### SET EXERCISE
Reproduce the lines exactly, beginning with the line that has "Generate a component" and ending with the line that has "2, 1, 1, 1, 1];". Images are left out.

### DATA FOR THIS EXERCISE

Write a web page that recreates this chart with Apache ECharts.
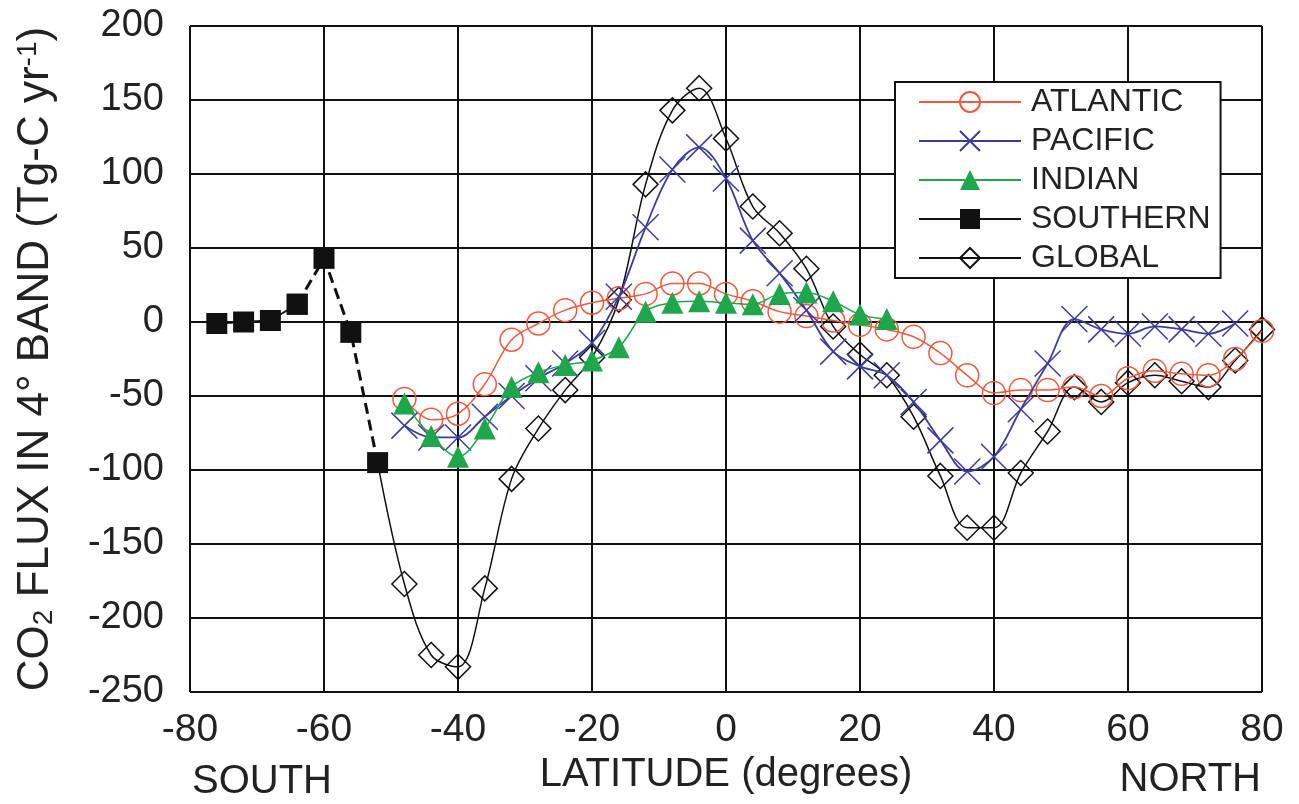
<!DOCTYPE html>
<html>
<head>
<meta charset="utf-8">
<script src="https://cdn.jsdelivr.net/npm/echarts@6/dist/echarts.min.js"></script>
<style>
html,body{margin:0;padding:0;background:#fff;}
#chart{width:1299px;height:804px;}
</style>
</head>
<body>
<div id="chart"></div>
<script>
// ---- data ----
const xTicks = [-80, -60, -40, -20, 0, 20, 40, 60, 80];
const yTicks = [-250, -200, -150, -100, -50, 0, 50, 100, 150, 200];

const atlanticLat = [-48,-44,-40,-36,-32,-28,-24,-20,-16,-12,-8,-4,0,4,8,12,16,20,24,28,32,36,40,44,48,52,56,60,64,68,72,76,80];
const atlantic    = [-52,-66,-62,-42,-12,-1,8,13,16,19,26,26,19,14,7,4,1,-2,-5,-10,-21,-36,-48,-46,-46,-44,-50,-38,-33,-35,-36,-25,-6];

const pacificLat = [-48,-44,-40,-36,-32,-28,-24,-20,-16,-12,-8,-4,0,4,8,12,16,20,24,28,32,36,40,44,48,52,56,60,64,68,72,76];
const pacific    = [-70,-78,-78,-64,-50,-38,-28,-14,17,64,103,118,97,55,33,8,-20,-30,-36,-54,-80,-101,-91,-59,-28,2,-5,-8,-3,-5,-8,-1];

const indianLat = [-48,-44,-40,-36,-32,-28,-24,-20,-16,-12,-8,-4,0,4,8,12,16,20,24];
const indian    = [-55,-77,-91,-72,-44,-34,-29,-26,-17,7,13,14,13,12,19,20,14,5,2];

const southernLat = [-76,-72,-68,-64,-60,-56,-52];
const southern    = [-1,0,1,12,43,-7,-95];

const globalLat = [-52,-48,-44,-40,-36,-32,-28,-24,-20,-16,-12,-8,-4,0,4,8,12,16,20,24,28,32,36,40,44,48,52,56,60,64,68,72,76,80];
const globalFlux = [-95,-177,-225,-233,-180,-106,-72,-46,-24,15,93,143,158,124,78,60,36,-3,-22,-36,-64,-104,-139,-139,-102,-74,-44,-54,-41,-36,-40,-44,-26,-5];

const legendNames = ['ATLANTIC', 'PACIFIC', 'INDIAN', 'SOUTHERN', 'GLOBAL'];

// ---- helpers ----
const pair = (lats, vals) => lats.map((x, i) => [x, vals[i]]);
const FONT = '"Liberation Sans", Arial, sans-serif';
const C_ATL = '#ee5a3e', C_PAC = '#3c3c9c', C_IND = '#1fa64b', C_BLK = '#111111';
const crossPath = 'path://M0 0L10 10M10 0L0 10';

const chart = echarts.init(document.getElementById('chart'), null, {renderer: 'canvas'});

const southernSolid = pair(southernLat, southern).slice(0, 4);
const southernDashed = pair(southernLat, southern).slice(3);
const globalData = pair(globalLat, globalFlux).map((p, i) => i === 0 ? {value: p, symbol: 'none'} : p);

const option = {
  animation: false,
  backgroundColor: '#ffffff',
  textStyle: {fontFamily: FONT},
  grid: {left: 190, right: 37, top: 26, bottom: 112, containLabel: false},
  xAxis: {
    type: 'value', min: xTicks[0], max: xTicks[xTicks.length - 1], interval: 20,
    name: 'LATITUDE (degrees)', nameLocation: 'middle', nameGap: 63,
    nameTextStyle: {fontSize: 40, color: '#222', fontFamily: FONT},
    axisLine: {show: true, lineStyle: {color: C_BLK, width: 2}},
    axisTick: {show: true, length: 10, lineStyle: {color: C_BLK, width: 2}},
    axisLabel: {fontSize: 39, color: '#222', margin: 19, fontFamily: FONT},
    splitLine: {show: true, lineStyle: {color: C_BLK, width: 2}}
  },
  yAxis: {
    type: 'value', min: yTicks[0], max: yTicks[yTicks.length - 1], interval: 50,
    name: 'CO{sub|2} FLUX IN 4° BAND (Tg-C yr{sup|-1})',
    nameLocation: 'middle', nameGap: 132, nameRotate: 90,
    nameTextStyle: {
      fontSize: 44, color: '#222', fontFamily: FONT, lineHeight: 44,
      rich: {
        sub: {fontSize: 28, fontFamily: FONT, color: '#222', verticalAlign: 'bottom', lineHeight: 22},
        sup: {fontSize: 28, fontFamily: FONT, color: '#222', verticalAlign: 'top', lineHeight: 22}
      }
    },
    axisLine: {show: true, lineStyle: {color: C_BLK, width: 2}},
    axisTick: {show: true, length: 10, lineStyle: {color: C_BLK, width: 2}},
    axisLabel: {fontSize: 38, color: '#222', margin: 26, fontFamily: FONT},
    splitLine: {show: true, lineStyle: {color: C_BLK, width: 2}}
  },
  legend: {
    data: legendNames,
    orient: 'vertical', left: 895, top: 82,
    padding: [4, 10, 4, 23],
    itemWidth: 102, itemHeight: 25, itemGap: 7,
    backgroundColor: '#ffffff', borderColor: C_BLK, borderWidth: 2, borderRadius: 0,
    textStyle: {fontSize: 32, color: '#222', fontFamily: FONT, lineHeight: 32, padding: [0, 0, 0, 5]},
    selectedMode: false
  },
  graphic: [
    {type: 'text', x: 192, y: 782, style: {text: 'SOUTH', fontSize: 40, fontFamily: FONT, fill: '#222', align: 'left', verticalAlign: 'middle'}},
    {type: 'text', x: 1261, y: 780, style: {text: 'NORTH', fontSize: 40, fontFamily: FONT, fill: '#222', align: 'right', verticalAlign: 'middle'}}
  ],
  series: [
    {
      name: 'GLOBAL', type: 'line', data: globalData, smooth: 0.35,
      symbol: 'diamond', symbolSize: 25,
      lineStyle: {color: C_BLK, width: 1.5},
      itemStyle: {color: 'rgba(255,255,255,0)', borderColor: C_BLK, borderWidth: 1.5},
      z: 2
    },
    {
      name: 'ATLANTIC', type: 'line', data: pair(atlanticLat, atlantic), smooth: 0.35,
      symbol: 'circle', symbolSize: 23,
      lineStyle: {color: C_ATL, width: 1.5},
      itemStyle: {color: 'rgba(255,255,255,0)', borderColor: C_ATL, borderWidth: 1.5},
      z: 3
    },
    {
      name: 'PACIFIC', type: 'line', data: pair(pacificLat, pacific), smooth: 0.35,
      symbol: crossPath, symbolSize: 26,
      lineStyle: {color: C_PAC, width: 1.8},
      itemStyle: {color: 'rgba(255,255,255,0)', borderColor: C_PAC, borderWidth: 1.5},
      z: 4
    },
    {
      name: 'INDIAN', type: 'line', data: pair(indianLat, indian), smooth: 0.35,
      symbol: 'triangle', symbolSize: 22,
      lineStyle: {color: C_IND, width: 1.5},
      itemStyle: {color: C_IND},
      z: 5
    },
    {
      name: 'SOUTHERN', type: 'line', data: southernSolid, smooth: false,
      symbol: 'rect', symbolSize: 21,
      lineStyle: {color: C_BLK, width: 2},
      itemStyle: {color: C_BLK},
      z: 6
    },
    {
      name: 'SOUTHERN_dash', type: 'line', data: southernDashed, smooth: false,
      symbol: 'rect', symbolSize: 21,
      lineStyle: {color: C_BLK, width: 3, type: [11, 6]},
      itemStyle: {color: C_BLK},
      z: 6
    }
  ]
};
chart.setOption(option);
</script>
</body>
</html>
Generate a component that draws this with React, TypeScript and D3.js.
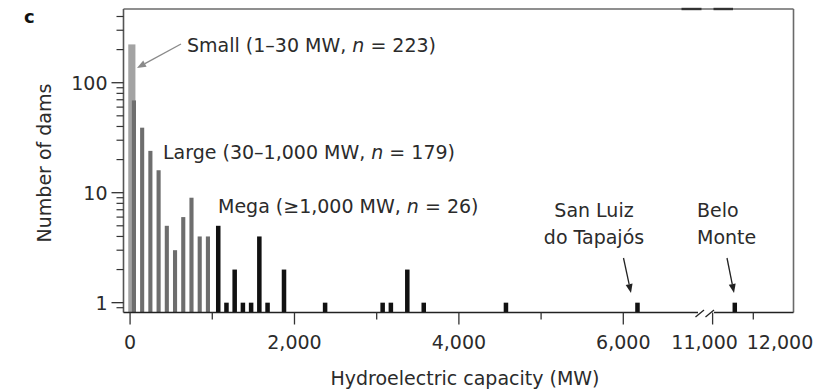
import React from 'react';
import * as d3 from 'd3';

// Histogram of dam capacities, 100 MW bins (bin start in MW)
const smallBins = [0];
const smallCounts = [223];
const largeBins = [0, 100, 200, 300, 400, 500, 600, 700, 800, 900];
const largeCounts = [69, 39, 24, 16, 5, 3, 6, 9, 4, 4];
const megaBins = [1000, 1100, 1200, 1300, 1400, 1500, 1600, 1800, 2300, 3000, 3100, 3300, 3500, 4500, 6100, 11200];
const megaCounts = [5, 1, 2, 1, 1, 4, 1, 2, 1, 1, 1, 2, 1, 1, 1, 1];

const xMajorTicks = [0, 2000, 4000, 6000, 11000];
const xMinorTicks = [1000, 3000, 5000, 11500];
const xTickLabels = [0, 2000, 4000, 6000, 11000, 12000];
const yMajorTicks = [1, 10, 100];
const yMinorTicks = [0.9, 2, 3, 4, 5, 6, 7, 8, 9, 20, 30, 40, 50, 60, 70, 80, 90, 200, 300, 400];

const W = 827;
const H = 391;
const left = 123.5;
const right = 793.5;
const top = 9;
const bottom = 312.5;
const FONT = '"DejaVu Sans", Verdana, sans-serif';
const FS = 19;
const TXT = '#2b2b2b';

const x = d3.scaleLinear().domain([-80, 7000, 10925, 12000]).range([left, 705.5, 706.5, 794]);
const y = d3.scaleLog().domain([0.814, 468]).range([bottom, top]);
const fmt = d3.format(',');
// small nudges of the last two tick labels, as in the original
const labelShift: Record<number, number> = { 11000: -8, 12000: -14 };

const Arrow = ({ x1, y1, x2, y2, color }: { x1: number; y1: number; x2: number; y2: number; color: string }) => {
  const a = Math.atan2(y2 - y1, x2 - x1);
  const len = 9, half = 3.5;
  const bx = x2 - len * Math.cos(a), by = y2 - len * Math.sin(a);
  const p = [
    [x2, y2],
    [bx + half * Math.sin(a), by - half * Math.cos(a)],
    [bx - half * Math.sin(a), by + half * Math.cos(a)],
  ];
  return (
    <g>
      <line x1={x1} y1={y1} x2={bx} y2={by} stroke={color} strokeWidth={1.3} />
      <polygon points={p.map(d => d.join(',')).join(' ')} fill={color} />
    </g>
  );
};

const bar = (bin: number, count: number, off: number, w: number, fill: string, key: string) => {
  const x0 = x(bin + off);
  const x1 = x(bin + off + w);
  const yy = y(count);
  return <rect key={key} x={x0} y={yy} width={x1 - x0} height={bottom - yy} fill={fill} />;
};

export default function App() {
  return (
    <svg width={W} height={H} style={{ position: 'absolute', left: 0, top: 0 }} fontFamily={FONT}>
      <rect width={W} height={H} fill="#fff" />

      {/* bars */}
      {smallBins.map((b, i) => bar(b, smallCounts[i], -22, 87, '#a3a3a3', 's' + i))}
      {largeBins.map((b, i) => bar(b, largeCounts[i], 22, 50, '#6e6e6e', 'l' + i))}
      {megaBins.map((b, i) => bar(b, megaCounts[i], 45, 55, '#111', 'm' + i))}

      {/* frame */}
      <line x1={left} y1={top} x2={right} y2={top} stroke="#6a6a6a" strokeWidth={1.6} />
      <line x1={right} y1={top} x2={right} y2={bottom} stroke="#6a6a6a" strokeWidth={1.6} />
      <line x1={left} y1={top} x2={left} y2={bottom} stroke="#555" strokeWidth={1.6} />
      <line x1={681.5} y1={top} x2={701.5} y2={top} stroke="#333" strokeWidth={2.4} />
      <line x1={713.5} y1={top} x2={733} y2={top} stroke="#333" strokeWidth={2.4} />

      {/* x axis with break */}
      <line x1={left} y1={bottom} x2={698} y2={bottom} stroke="#222" strokeWidth={1.6} />
      <line x1={714} y1={bottom} x2={right} y2={bottom} stroke="#222" strokeWidth={1.6} />
      <line x1={695.5} y1={317} x2={704} y2={310} stroke="#222" strokeWidth={1.3} />
      <line x1={705.5} y1={317} x2={714} y2={310} stroke="#222" strokeWidth={1.3} />

      {xMajorTicks.map(t => (
        <line key={'xM' + t} x1={x(t)} x2={x(t)} y1={bottom} y2={bottom + 12} stroke="#333" strokeWidth={1.3} />
      ))}
      {xMinorTicks.map(t => (
        <line key={'xm' + t} x1={x(t)} x2={x(t)} y1={bottom} y2={bottom + 7} stroke="#333" strokeWidth={1.3} />
      ))}
      {xTickLabels.map(t => (
        <text key={'xl' + t} x={x(t)} dx={labelShift[t] || 0} y={349} textAnchor="middle" fontSize={FS} fill={TXT}>
          {fmt(t)}
        </text>
      ))}

      {/* y axis */}
      {yMajorTicks.map(t => (
        <g key={'yM' + t}>
          <line x1={left - 12} x2={left} y1={y(t)} y2={y(t)} stroke="#333" strokeWidth={1.3} />
          <text x={left - 16} y={y(t)} dy="0.36em" textAnchor="end" fontSize={FS} fill={TXT}>
            {t}
          </text>
        </g>
      ))}
      {yMinorTicks.map(t => (
        <line key={'ym' + t} x1={left - 7} x2={left} y1={y(t)} y2={y(t)} stroke="#333" strokeWidth={1.2} />
      ))}

      {/* axis titles */}
      <text x={465} y={385} textAnchor="middle" fontSize={FS} fill={TXT}>
        Hydroelectric capacity (MW)
      </text>
      <text transform="translate(51,163) rotate(-90)" textAnchor="middle" fontSize={FS} fill={TXT}>
        Number of dams
      </text>
      <text x={24} y={23} fontSize={18} fontWeight="bold" fill="#111">
        c
      </text>

      {/* annotations */}
      <text x={187} y={52} fontSize={FS} fill={TXT}>
        Small (1–30 MW, <tspan fontStyle="italic">n</tspan> = 223)
      </text>
      <Arrow x1={181} y1={44} x2={137} y2={68} color="#8a8a8a" />
      <text x={163} y={159} fontSize={FS} fill={TXT}>
        Large (30–1,000 MW, <tspan fontStyle="italic">n</tspan> = 179)
      </text>
      <text x={218} y={213} fontSize={FS} fill={TXT}>
        Mega (≥1,000 MW, <tspan fontStyle="italic">n</tspan> = 26)
      </text>
      <text x={594} y={217} textAnchor="middle" fontSize={FS} fill={TXT}>
        <tspan x={594}>San Luiz</tspan>
        <tspan x={594} dy={27}>do Tapajós</tspan>
      </text>
      <Arrow x1={623.5} y1={258} x2={631} y2={293} color="#222" />
      <text x={697} y={217} fontSize={FS} fill={TXT}>
        <tspan x={697}>Belo</tspan>
        <tspan x={697} dy={27}>Monte</tspan>
      </text>
      <Arrow x1={727} y1={258} x2={734} y2={293} color="#222" />
    </svg>
  );
}
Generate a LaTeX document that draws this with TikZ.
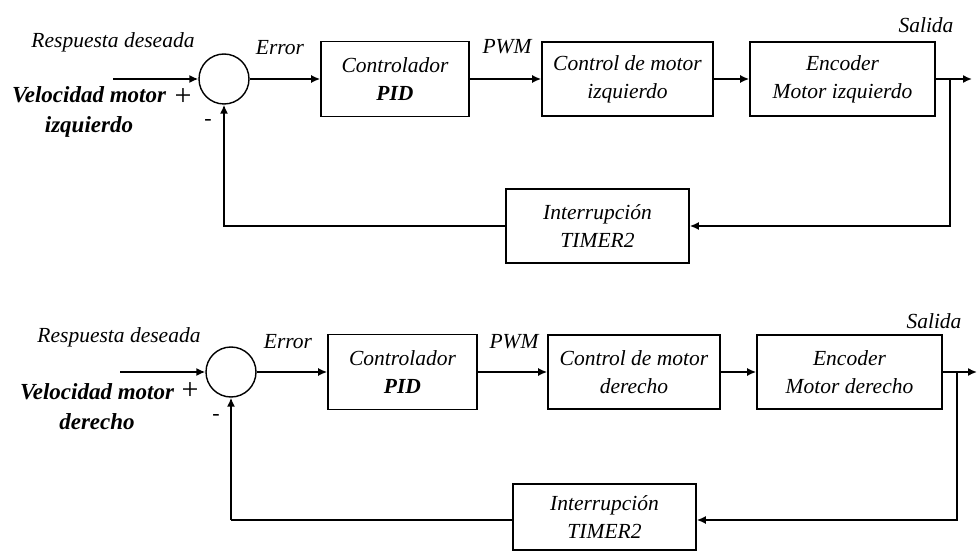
\documentclass[tikz,border=0pt]{standalone}
\usepackage{fontspec}
\setmainfont{Liberation Serif}
\usetikzlibrary{arrows.meta}
\tikzset{
  wire/.style={line width=1.6pt},
  flow/.style={wire, -{Latex[length=9pt,width=8pt]}},
  blk/.style={draw, line width=1.6pt, minimum height=74pt, inner sep=0pt,
    align=center, font=\fontsize{21.5}{28}\selectfont\itshape},
  sumnode/.style={circle, draw, line width=1.4pt, minimum size=50pt, inner sep=0pt},
  lbl/.style={inner sep=0pt, font=\fontsize{21.5}{24}\selectfont\itshape},
  refin/.style={inner sep=0pt, align=center, font=\fontsize{23}{30}\selectfont\bfseries\itshape},
  plussign/.style={inner sep=0pt, font=\fontsize{30}{30}\selectfont},
  minussign/.style={inner sep=0pt, font=\fontsize{22}{24}\selectfont},
}
\begin{document}
\begin{tikzpicture}[x=1pt,y=-1pt]
\useasboundingbox (0,0) rectangle (977,556);

% ---------- left motor loop ----------
\node[sumnode] (s1) at (224,79) {};
\coordinate (in1) at (113,79);
\node[blk, minimum width=148pt, minimum height=75pt] (pid1) at (395,79) {Controlador\\\textbf{PID}};
\node[blk, minimum width=171pt] (mot1) at (627.5,79) {Control de motor\\izquierdo};
\node[blk, minimum width=185pt] (enc1) at (842.5,79) {Encoder\\Motor izquierdo};
\node[blk, minimum width=183pt] (tim1) at (597.5,226) {Interrupción\\TIMER2};
\coordinate (br1) at (950,79);
\coordinate (out1) at (972,79);
\coordinate (dn1) at (950,226);
\coordinate (up1) at (224,226);

\node[lbl] (rd1) at (113,42) {Respuesta deseada};
\node[refin] (vm1) at (89,112) {Velocidad motor\\izquierdo};
\node[plussign] (pl1) at (183,97) {+};
\node[minussign] (mi1) at (208,122) {-};
\node[lbl] (er1) at (280,48) {Error};
\node[lbl] (pw1) at (507,47) {PWM};
\node[lbl] (sa1) at (926,25) {Salida};

\draw[flow] (in1) -- (s1);
\draw[flow] (s1) -- (pid1);
\draw[flow] (pid1) -- (mot1);
\draw[flow] (mot1) -- (enc1);
\draw[flow] (enc1) -- (out1);
\draw[flow] (br1) -- (dn1) -- (tim1);
\draw[flow] (tim1) -- (up1) -- (s1);

% ---------- right motor loop ----------
\node[sumnode] (s2) at (231,372) {};
\coordinate (in2) at (120,372);
\node[blk, minimum width=149pt, minimum height=75pt] (pid2) at (402.5,372) {Controlador\\\textbf{PID}};
\node[blk, minimum width=172pt] (mot2) at (634,372) {Control de motor\\derecho};
\node[blk, minimum width=185pt] (enc2) at (849.5,372) {Encoder\\Motor derecho};
\node[blk, minimum width=183pt, minimum height=66pt] (tim2) at (604.5,517) {Interrupción\\TIMER2};
\coordinate (br2) at (957,372);
\coordinate (out2) at (977,372);
\coordinate (dn2) at (957,520);
\coordinate (up2) at (231,520);

\node[lbl] (rd2) at (119,337) {Respuesta deseada};
\node[refin] (vm2) at (97,407) {Velocidad motor\\derecho};
\node[plussign] (pl2) at (190,391) {+};
\node[minussign] (mi2) at (216,417) {-};
\node[lbl] (er2) at (288,342) {Error};
\node[lbl] (pw2) at (514,342) {PWM};
\node[lbl] (sa2) at (934,321) {Salida};

\draw[flow] (in2) -- (s2);
\draw[flow] (s2) -- (pid2);
\draw[flow] (pid2) -- (mot2);
\draw[flow] (mot2) -- (enc2);
\draw[flow] (enc2) -- (out2);
\draw[flow] (br2) -- (dn2) -- (dn2 -| tim2.east);
\draw[wire] (dn2 -| tim2.west) -- (up2);
\draw[flow] (up2) -- (s2);
\end{tikzpicture}
\end{document}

### EXERCISE RESPONSE
Generate a component that draws this with React, TypeScript and D3.js.
import React from 'react';
import * as d3 from 'd3';

// Histogram of dam capacities, 100 MW bins (bin start in MW)
const smallBins = [0];
const smallCounts = [223];
const largeBins = [0, 100, 200, 300, 400, 500, 600, 700, 800, 900];
const largeCounts = [69, 39, 24, 16, 5, 3, 6, 9, 4, 4];
const megaBins = [1000, 1100, 1200, 1300, 1400, 1500, 1600, 1800, 2300, 3000, 3100, 3300, 3500, 4500, 6100, 11200];
const megaCounts = [5, 1, 2, 1, 1, 4, 1, 2, 1, 1, 1, 2, 1, 1, 1, 1];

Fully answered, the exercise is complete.